_Instruction:_ Nothing but the lines from the top of the data to the line holding "const groups = tnf.map((t, i)" should be printed, word for word and both ends included; leave the pictures out.

==================================================

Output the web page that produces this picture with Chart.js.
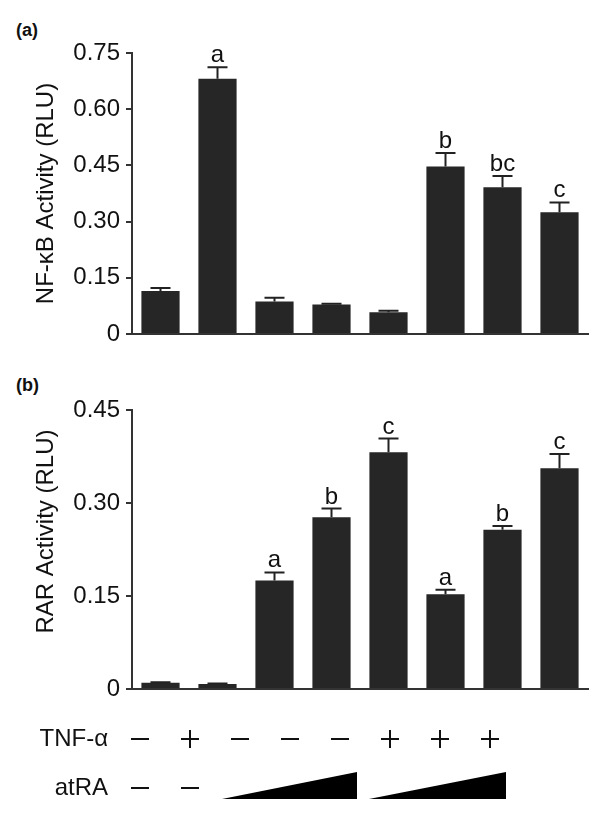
<!DOCTYPE html>
<html>
<head>
<meta charset="utf-8">
<script src="https://cdn.jsdelivr.net/npm/chart.js@4/dist/chart.umd.min.js"></script>
<style>
  body { margin: 0; background: #fff; }
  #wrap { position: relative; width: 600px; height: 819px; font-family: "Liberation Sans", Arial, sans-serif; }
  canvas { position: absolute; left: 0; }
  .panel { position: absolute; left: 16px; font-weight: bold; font-size: 18px; line-height: 1; color: #111; }
</style>
</head>
<body>
<div id="wrap">
  <div class="panel" style="top:21px">(a)</div>
  <div class="panel" style="top:376px">(b)</div>
  <canvas id="chart-a" width="600" height="360" style="top:0"></canvas>
  <canvas id="chart-b" width="600" height="459" style="top:360px"></canvas>
</div>
<script>
// treatment groups
const tnf = ['–', '+', '–', '–', '–', '+', '+', '+'];
const atra = [0, 0, 1, 2, 3, 1, 2, 3];
const groups = tnf.map((t, i) => 'TNF' + t + ' atRA' + atra[i]);

// (a) NF-kB
const nfkbValues = [0.115, 0.681, 0.087, 0.079, 0.058, 0.447, 0.392, 0.325];
const nfkbErrors = [0.008, 0.031, 0.010, 0.002, 0.004, 0.036, 0.030, 0.026];
const nfkbLetters = ['', 'a', '', '', '', 'b', 'bc', 'c'];
const nfkbTicks = [0, 0.15, 0.30, 0.45, 0.60, 0.75];

// (b) RAR
const rarValues = [0.010, 0.008, 0.175, 0.277, 0.382, 0.153, 0.257, 0.356];
const rarErrors = [0.001, 0.001, 0.013, 0.014, 0.022, 0.007, 0.006, 0.023];
const rarLetters = ['', '', 'a', 'b', 'c', 'a', 'b', 'c'];
const rarTicks = [0, 0.15, 0.30, 0.45];

const ink = '#222';
const barColor = '#262626';
const font = '"Liberation Sans", Arial, sans-serif';

const errorBars = {
    id: 'errorBars',
    afterDatasetsDraw(chart, args, opts) {
        const ctx = chart.ctx;
        const meta = chart.getDatasetMeta(0);
        const y = chart.scales.y;
        ctx.save();
        ctx.strokeStyle = ink;
        ctx.lineWidth = 2;
        ctx.fillStyle = '#111';
        ctx.font = '24px ' + font;
        ctx.textAlign = 'center';
        ctx.textBaseline = 'alphabetic';
        meta.data.forEach((bar, i) => {
            const v = opts.values[i];
            const top = y.getPixelForValue(v + opts.errors[i]);
            const base = y.getPixelForValue(v);
            ctx.beginPath();
            ctx.moveTo(bar.x, base);
            ctx.lineTo(bar.x, top);
            ctx.moveTo(bar.x - 10, top);
            ctx.lineTo(bar.x + 10, top);
            ctx.stroke();
            if (opts.letters[i]) ctx.fillText(opts.letters[i], bar.x, top - 5);
        });
        ctx.restore();
    }
};

// treatment rows under panel b
const treatmentRows = {
    id: 'treatmentRows',
    afterDraw(chart) {
        const ctx = chart.ctx;
        const rowTnf = chart.chartArea.bottom + 50;
        const rowAtra = chart.chartArea.bottom + 99;
        ctx.save();
        ctx.fillStyle = '#111';
        ctx.strokeStyle = '#111';
        ctx.font = '24px ' + font;
        ctx.textAlign = 'right';
        ctx.textBaseline = 'middle';
        ctx.fillText('TNF-α', 108, rowTnf);
        ctx.fillText('atRA', 108, rowAtra);
        ctx.lineWidth = 2;
        tnf.forEach((s, i) => {
            const cx = 140 + 50 * i;
            ctx.beginPath();
            ctx.moveTo(cx - 9, rowTnf);
            ctx.lineTo(cx + 9, rowTnf);
            if (s === '+') {
                ctx.moveTo(cx, rowTnf - 9);
                ctx.lineTo(cx, rowTnf + 9);
            }
            ctx.stroke();
        });
        atra.forEach((d, i) => {
            if (d !== 0) return;
            const cx = 140 + 50 * i;
            ctx.beginPath();
            ctx.moveTo(cx - 9, rowAtra);
            ctx.lineTo(cx + 9, rowAtra);
            ctx.stroke();
        });
        ctx.fillStyle = '#000';
        [[222, 357], [369, 506]].forEach(([x0, x1]) => {
            ctx.beginPath();
            ctx.moveTo(x0, rowAtra + 11);
            ctx.lineTo(x1, rowAtra + 11);
            ctx.lineTo(x1, rowAtra - 16);
            ctx.closePath();
            ctx.fill();
        });
        ctx.restore();
    }
};

function makeChart(canvas, values, errors, letters, ticks, title, padTop, padBottom, extra) {
    return new Chart(canvas, {
        type: 'bar',
        data: {
            labels: groups,
            datasets: [{
                data: values,
                backgroundColor: barColor,
                borderWidth: 0,
                barPercentage: 0.67,
                categoryPercentage: 1
            }]
        },
        options: {
            responsive: false,
            animation: false,
            layout: { padding: { left: 0, right: 12, top: padTop, bottom: padBottom } },
            plugins: {
                legend: { display: false },
                tooltip: { enabled: false },
                errorBars: { values: values, errors: errors, letters: letters }
            },
            scales: {
                x: {
                    ticks: { display: false },
                    grid: { display: false },
                    border: { display: true, color: '#333', width: 2 },
                    afterFit: function(scale) { scale.height = 0; }
                },
                y: {
                    min: 0,
                    max: ticks[ticks.length - 1],
                    afterBuildTicks: function(scale) {
                        scale.ticks = ticks.map(v => ({ value: v }));
                    },
                    afterFit: function(scale) { scale.width = 132; },
                    ticks: {
                        color: '#111',
                        padding: 6,
                        font: { family: font, size: 24 },
                        callback: function(value) {
                            return value === 0 ? '0' : value.toFixed(2);
                        }
                    },
                    grid: {
                        drawOnChartArea: false,
                        drawTicks: true,
                        tickLength: 6,
                        color: '#333',
                        lineWidth: 2
                    },
                    border: { display: true, color: '#333', width: 2 },
                    title: {
                        display: true,
                        text: title,
                        color: '#111',
                        font: { family: font, size: 24 },
                        padding: { top: 32, bottom: 0 }
                    }
                }
            }
        },
        plugins: [errorBars].concat(extra)
    });
}

makeChart('chart-a', nfkbValues, nfkbErrors, nfkbLetters, nfkbTicks, 'NF-κB Activity (RLU)', 53, 26, []);
// leading en spaces lift the RAR title a little, as in the original
makeChart('chart-b', rarValues, rarErrors, rarLetters, rarTicks, '\u2002\u2002\u2002RAR Activity (RLU)', 50, 130, [treatmentRows]);
</script>
</body>
</html>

==================================================

_Final result:_
Output the web page that produces this picture with Chart.js.
<!DOCTYPE html>
<html>
<head>
<meta charset="utf-8">
<script src="https://cdn.jsdelivr.net/npm/chart.js@4/dist/chart.umd.min.js"></script>
<style>
  body { margin: 0; background: #fff; }
  #wrap { position: relative; width: 600px; height: 819px; font-family: "Liberation Sans", Arial, sans-serif; }
  canvas { position: absolute; left: 0; }
  .panel { position: absolute; left: 16px; font-weight: bold; font-size: 18px; line-height: 1; color: #111; }
</style>
</head>
<body>
<div id="wrap">
  <div class="panel" style="top:21px">(a)</div>
  <div class="panel" style="top:376px">(b)</div>
  <canvas id="chart-a" width="600" height="360" style="top:0"></canvas>
  <canvas id="chart-b" width="600" height="459" style="top:360px"></canvas>
</div>
<script>
// treatment groups
const tnf = ['–', '+', '–', '–', '–', '+', '+', '+'];
const atra = [0, 0, 1, 2, 3, 1, 2, 3];
const groups = tnf.map((t, i) => 'TNF' + t + ' atRA' + atra[i]);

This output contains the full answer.